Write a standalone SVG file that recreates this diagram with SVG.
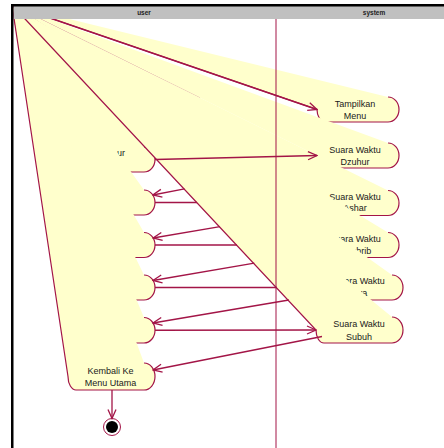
<svg xmlns="http://www.w3.org/2000/svg" width="444" height="448" viewBox="0 0 444 448">
<style>
.f{fill:#ffffcc;stroke:none}
.s{fill:none;stroke:#a31547;stroke-width:1.2}
.t{font-family:"Liberation Sans",Arial,sans-serif;font-size:9px;fill:#1a1a1a;text-anchor:middle}
.c{fill:none;stroke:#a31547;stroke-width:1.3}
.h{font-family:"Liberation Sans",Arial,sans-serif;font-size:6.5px;font-weight:bold;fill:#222;text-anchor:middle}
</style>
<defs>
<marker id="a" viewBox="-10 -5 11 10" refX="0" refY="0" markerWidth="11" markerHeight="10" markerUnits="userSpaceOnUse" orient="auto"><path d="M-9,-4 L0,0 L-9,4" fill="none" stroke="#a31547" stroke-width="1.3"/></marker>
</defs>
<rect width="444" height="448" fill="#fff"/>
<g id="n-tampilkan-menu"><path class="f" d="M12,5 L388,97 A11,12.5 0 0 1 388,122 L325,122 A8,12.5 0 0 1 317,109.5 Z"/><path class="s" d="M388,97 A11,12.5 0 0 1 388,122 L325,122 A8,12.5 0 0 1 317,109.5 L12,5"/><text class="t" x="355" y="106.5">Tampilkan</text><text class="t" x="355" y="118.5">Menu</text></g>
<g id="n-user-1"><path class="f" d="M12,5 L144,147 A11,12.5 0 0 1 144,172 L76,172 A8,12.5 0 0 1 68,159.5 Z"/><path class="s" d="M144,147 A11,12.5 0 0 1 144,172 L76,172 A8,12.5 0 0 1 68,159.5 L12,5"/><text class="t" x="117" y="156" style="text-anchor:start">ur</text></g>
<g id="n-suara-dzuhur"><path class="f" d="M12,5 L388,143 A11,12.5 0 0 1 388,168 L325,168 A8,12.5 0 0 1 317,155.5 Z"/><path class="s" d="M388,143 A11,12.5 0 0 1 388,168 L325,168 A8,12.5 0 0 1 317,155.5"/><path d="M12,5 L200,98" stroke="#a31547" stroke-width="0.8" stroke-opacity="0.55" fill="none"/><text class="t" x="355" y="152.5">Suara Waktu</text><text class="t" x="355" y="164.5">Dzuhur</text></g>
<g id="n-user-2"><path class="f" d="M12,5 L144,190 A11,12.5 0 0 1 144,215 L76,215 A8,12.5 0 0 1 68,202.5 Z"/><path class="s" d="M144,190 A11,12.5 0 0 1 144,215 L76,215 A8,12.5 0 0 1 68,202.5 L12,5"/></g>
<g id="n-suara-ashar"><path class="f" d="M12,5 L388,190.5 A11,12.5 0 0 1 388,215.5 L325,215.5 A8,12.5 0 0 1 317,203 Z"/><path class="s" d="M388,190.5 A11,12.5 0 0 1 388,215.5 L325,215.5 A8,12.5 0 0 1 317,203 L12,5"/><text class="t" x="355" y="199.5">Suara Waktu</text><text class="t" x="355" y="211">Ashar</text></g>
<g id="n-user-3"><path class="f" d="M12,5 L144,232.5 A11,12.5 0 0 1 144,257.5 L76,257.5 A8,12.5 0 0 1 68,245 Z"/><path class="s" d="M144,232.5 A11,12.5 0 0 1 144,257.5 L76,257.5 A8,12.5 0 0 1 68,245 L12,5"/></g>
<g id="n-suara-maghrib"><path class="f" d="M12,5 L388,232.5 A11,12.5 0 0 1 388,257.5 L325,257.5 A8,12.5 0 0 1 317,245 Z"/><path class="s" d="M388,232.5 A11,12.5 0 0 1 388,257.5 L325,257.5 A8,12.5 0 0 1 317,245 L12,5"/><text class="t" x="355" y="241.7">Suara Waktu</text><text class="t" x="355" y="253.5">Maghrib</text></g>
<g id="n-user-4"><path class="f" d="M12,5 L144,275 A11,12.5 0 0 1 144,300 L76,300 A8,12.5 0 0 1 68,287.5 Z"/><path class="s" d="M144,275 A11,12.5 0 0 1 144,300 L76,300 A8,12.5 0 0 1 68,287.5 L12,5"/></g>
<g id="n-suara-isya"><path class="f" d="M12,5 L392,275 A11,12.5 0 0 1 392,300 L325,300 A8,12.5 0 0 1 317,287.5 Z"/><path class="s" d="M392,275 A11,12.5 0 0 1 392,300 L325,300 A8,12.5 0 0 1 317,287.5 L12,5"/><text class="t" x="359" y="283.5">Suara Waktu</text><text class="t" x="359" y="295.5">Isya</text></g>
<g id="n-user-5"><path class="f" d="M12,5 L144,317.5 A11,12.75 0 0 1 144,343 L76,343 A8,12.75 0 0 1 68,330.25 Z"/><path class="s" d="M144,317.5 A11,12.75 0 0 1 144,343 L76,343 A8,12.75 0 0 1 68,330.25 L12,5"/></g>
<g id="n-suara-subuh"><path class="f" d="M12,5 L392,317 A11,13 0 0 1 392,343 L324,343 A8,13 0 0 1 316,330 Z"/><path class="s" d="M392,317 A11,13 0 0 1 392,343 L324,343 A8,13 0 0 1 316,330 L12,5"/><text class="t" x="359" y="327">Suara Waktu</text><text class="t" x="359" y="339.5">Subuh</text></g>
<g id="n-kembali"><path class="f" d="M12,5 L144,363 A11,13.5 0 0 1 144,390 L76,390 A8,13.5 0 0 1 68,376.5 Z"/><path class="s" d="M144,363 A11,13.5 0 0 1 144,390 L76,390 A8,13.5 0 0 1 68,376.5 L12,5"/><text class="t" x="110.5" y="373.5">Kembali Ke</text><text class="t" x="110.5" y="385.5">Menu Utama</text></g>
<g id="n-final"><circle cx="112" cy="427" r="8.5" fill="#fff" stroke="#a31547" stroke-width="1"/><circle cx="112" cy="427" r="6" fill="#000"/></g>
<g id="connectors" class="c">
<path d="M12,5 L317,109.5" marker-end="url(#a)" stroke-width="1.6"/>
<path d="M155,159.5 L317,155.5" marker-end="url(#a)"/>
<path d="M184.5,188.8 L152.8,195" marker-end="url(#a)"/>
<path d="M155,202.5 L197,202.5"/>
<path d="M220,226.6 L153.1,238" marker-end="url(#a)"/>
<path d="M155,245 L237,245"/>
<path d="M254.3,263.2 L153,280.5" marker-end="url(#a)"/>
<path d="M155,287.5 L277,287.5"/>
<path d="M288.9,300 L153,323" marker-end="url(#a)"/>
<path d="M155,330.25 L316,330" marker-end="url(#a)"/>
<path d="M322,336.5 L153,370" marker-end="url(#a)"/>
<path d="M112,390 L112,418.5" marker-end="url(#a)"/>
</g>
<line x1="276" y1="19" x2="276" y2="448" stroke="#a31547" stroke-width="1"/>
<rect x="13.5" y="6" width="431" height="13" fill="#c0c0c0"/>
<text class="h" x="144" y="15">user</text>
<text class="h" x="374" y="15">system</text>
<path d="M12.25,448 V5.25 H444" fill="none" stroke="#000" stroke-width="2.5"/>
</svg>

* **WHAT YOU NEED TO DO**
Go through the material above and print all of it exactly, except the pictures.

* **SOLVED PROBLEM**
Write a standalone SVG file that recreates this diagram with SVG.
<svg xmlns="http://www.w3.org/2000/svg" width="444" height="448" viewBox="0 0 444 448">
<style>
.f{fill:#ffffcc;stroke:none}
.s{fill:none;stroke:#a31547;stroke-width:1.2}
.t{font-family:"Liberation Sans",Arial,sans-serif;font-size:9px;fill:#1a1a1a;text-anchor:middle}
.c{fill:none;stroke:#a31547;stroke-width:1.3}
.h{font-family:"Liberation Sans",Arial,sans-serif;font-size:6.5px;font-weight:bold;fill:#222;text-anchor:middle}
</style>
<defs>
<marker id="a" viewBox="-10 -5 11 10" refX="0" refY="0" markerWidth="11" markerHeight="10" markerUnits="userSpaceOnUse" orient="auto"><path d="M-9,-4 L0,0 L-9,4" fill="none" stroke="#a31547" stroke-width="1.3"/></marker>
</defs>
<rect width="444" height="448" fill="#fff"/>
<g id="n-tampilkan-menu"><path class="f" d="M12,5 L388,97 A11,12.5 0 0 1 388,122 L325,122 A8,12.5 0 0 1 317,109.5 Z"/><path class="s" d="M388,97 A11,12.5 0 0 1 388,122 L325,122 A8,12.5 0 0 1 317,109.5 L12,5"/><text class="t" x="355" y="106.5">Tampilkan</text><text class="t" x="355" y="118.5">Menu</text></g>
<g id="n-user-1"><path class="f" d="M12,5 L144,147 A11,12.5 0 0 1 144,172 L76,172 A8,12.5 0 0 1 68,159.5 Z"/><path class="s" d="M144,147 A11,12.5 0 0 1 144,172 L76,172 A8,12.5 0 0 1 68,159.5 L12,5"/><text class="t" x="117" y="156" style="text-anchor:start">ur</text></g>
<g id="n-suara-dzuhur"><path class="f" d="M12,5 L388,143 A11,12.5 0 0 1 388,168 L325,168 A8,12.5 0 0 1 317,155.5 Z"/><path class="s" d="M388,143 A11,12.5 0 0 1 388,168 L325,168 A8,12.5 0 0 1 317,155.5"/><path d="M12,5 L200,98" stroke="#a31547" stroke-width="0.8" stroke-opacity="0.55" fill="none"/><text class="t" x="355" y="152.5">Suara Waktu</text><text class="t" x="355" y="164.5">Dzuhur</text></g>
<g id="n-user-2"><path class="f" d="M12,5 L144,190 A11,12.5 0 0 1 144,215 L76,215 A8,12.5 0 0 1 68,202.5 Z"/><path class="s" d="M144,190 A11,12.5 0 0 1 144,215 L76,215 A8,12.5 0 0 1 68,202.5 L12,5"/></g>
<g id="n-suara-ashar"><path class="f" d="M12,5 L388,190.5 A11,12.5 0 0 1 388,215.5 L325,215.5 A8,12.5 0 0 1 317,203 Z"/><path class="s" d="M388,190.5 A11,12.5 0 0 1 388,215.5 L325,215.5 A8,12.5 0 0 1 317,203 L12,5"/><text class="t" x="355" y="199.5">Suara Waktu</text><text class="t" x="355" y="211">Ashar</text></g>
<g id="n-user-3"><path class="f" d="M12,5 L144,232.5 A11,12.5 0 0 1 144,257.5 L76,257.5 A8,12.5 0 0 1 68,245 Z"/><path class="s" d="M144,232.5 A11,12.5 0 0 1 144,257.5 L76,257.5 A8,12.5 0 0 1 68,245 L12,5"/></g>
<g id="n-suara-maghrib"><path class="f" d="M12,5 L388,232.5 A11,12.5 0 0 1 388,257.5 L325,257.5 A8,12.5 0 0 1 317,245 Z"/><path class="s" d="M388,232.5 A11,12.5 0 0 1 388,257.5 L325,257.5 A8,12.5 0 0 1 317,245 L12,5"/><text class="t" x="355" y="241.7">Suara Waktu</text><text class="t" x="355" y="253.5">Maghrib</text></g>
<g id="n-user-4"><path class="f" d="M12,5 L144,275 A11,12.5 0 0 1 144,300 L76,300 A8,12.5 0 0 1 68,287.5 Z"/><path class="s" d="M144,275 A11,12.5 0 0 1 144,300 L76,300 A8,12.5 0 0 1 68,287.5 L12,5"/></g>
<g id="n-suara-isya"><path class="f" d="M12,5 L392,275 A11,12.5 0 0 1 392,300 L325,300 A8,12.5 0 0 1 317,287.5 Z"/><path class="s" d="M392,275 A11,12.5 0 0 1 392,300 L325,300 A8,12.5 0 0 1 317,287.5 L12,5"/><text class="t" x="359" y="283.5">Suara Waktu</text><text class="t" x="359" y="295.5">Isya</text></g>
<g id="n-user-5"><path class="f" d="M12,5 L144,317.5 A11,12.75 0 0 1 144,343 L76,343 A8,12.75 0 0 1 68,330.25 Z"/><path class="s" d="M144,317.5 A11,12.75 0 0 1 144,343 L76,343 A8,12.75 0 0 1 68,330.25 L12,5"/></g>
<g id="n-suara-subuh"><path class="f" d="M12,5 L392,317 A11,13 0 0 1 392,343 L324,343 A8,13 0 0 1 316,330 Z"/><path class="s" d="M392,317 A11,13 0 0 1 392,343 L324,343 A8,13 0 0 1 316,330 L12,5"/><text class="t" x="359" y="327">Suara Waktu</text><text class="t" x="359" y="339.5">Subuh</text></g>
<g id="n-kembali"><path class="f" d="M12,5 L144,363 A11,13.5 0 0 1 144,390 L76,390 A8,13.5 0 0 1 68,376.5 Z"/><path class="s" d="M144,363 A11,13.5 0 0 1 144,390 L76,390 A8,13.5 0 0 1 68,376.5 L12,5"/><text class="t" x="110.5" y="373.5">Kembali Ke</text><text class="t" x="110.5" y="385.5">Menu Utama</text></g>
<g id="n-final"><circle cx="112" cy="427" r="8.5" fill="#fff" stroke="#a31547" stroke-width="1"/><circle cx="112" cy="427" r="6" fill="#000"/></g>
<g id="connectors" class="c">
<path d="M12,5 L317,109.5" marker-end="url(#a)" stroke-width="1.6"/>
<path d="M155,159.5 L317,155.5" marker-end="url(#a)"/>
<path d="M184.5,188.8 L152.8,195" marker-end="url(#a)"/>
<path d="M155,202.5 L197,202.5"/>
<path d="M220,226.6 L153.1,238" marker-end="url(#a)"/>
<path d="M155,245 L237,245"/>
<path d="M254.3,263.2 L153,280.5" marker-end="url(#a)"/>
<path d="M155,287.5 L277,287.5"/>
<path d="M288.9,300 L153,323" marker-end="url(#a)"/>
<path d="M155,330.25 L316,330" marker-end="url(#a)"/>
<path d="M322,336.5 L153,370" marker-end="url(#a)"/>
<path d="M112,390 L112,418.5" marker-end="url(#a)"/>
</g>
<line x1="276" y1="19" x2="276" y2="448" stroke="#a31547" stroke-width="1"/>
<rect x="13.5" y="6" width="431" height="13" fill="#c0c0c0"/>
<text class="h" x="144" y="15">user</text>
<text class="h" x="374" y="15">system</text>
<path d="M12.25,448 V5.25 H444" fill="none" stroke="#000" stroke-width="2.5"/>
</svg>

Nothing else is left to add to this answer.